Birding Notes

Reflections on birds and other wildlife on the edge of a southern woodland

Wednesday, August 01, 2007

Tiger Swallowtails, Silver-spotted Skippers and a Monarch


It’s getting to the time of year when I often watch butterflies and other insects almost as much as birds, since most birds are so quiet. Tiger Swallowtails, like this one Clate captured in a photograph, are the most noticeable butterflies around our yard right now. There’s almost always at least one or two floating through the trees or feeding on the blooms of a butterfly bush.

I enjoy the butterflies purely because they’re beautiful, of course – and often the greatest pleasure is in discovering the delicate colors and patterns of some that appear very plain at first glance. Learning to know them and recognize them is fun, and very similar to the joys of birding. And the colorful, sometimes fanciful and evocative names of butterflies alone might be enough to tempt me into watching them.

Red-spotted Purples are common around our yard – black butterflies with iridescent blue along the back edges of their wings and prominent red-orange spots on the undersides of their wings. Cloudless Sulphurs and Sleepy Orange butterflies flutter along the roadsides and over the Old Field on the edge of our neighborhood. And I might also expect to find Black Swallowtails, Buckeyes, Gulf Fritillaries, Viceroys, maybe an American Painted lady, and smaller, more subtly colored ones like Eastern Tailed Blues, Gray Hairstreaks and Common Wood Satyrs – all of which I’ve seen here in previous summers, but this year, especially lately, I’ve been preoccupied and haven’t been watching for them yet. I’m sure I’ve missed a lot.

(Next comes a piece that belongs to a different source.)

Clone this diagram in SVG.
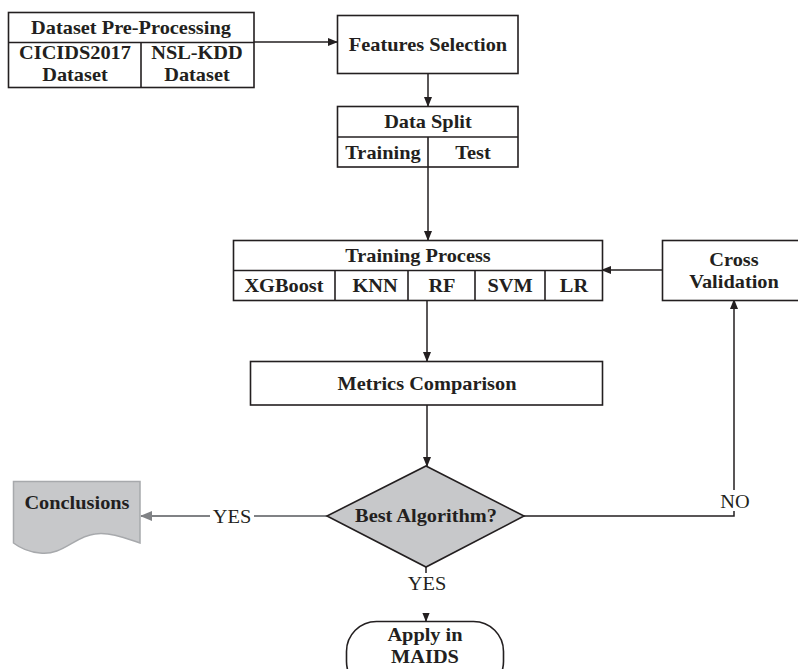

Late this afternoon – a hot, humid, sunny day with a bleached blue sky and big white cumulous clouds – I went out to see what I could find. In the yellow-blooming lantana around the mailbox were several Silver-spotted Skippers, Fiery Skippers and at least two Common Sooty-wings. But the surprise of the day was to find a bright orange Monarch Butterfly feeding in the purple blooms of a butterfly bush along with a Tiger Swallowtail, several small bumblebees and a honeybee.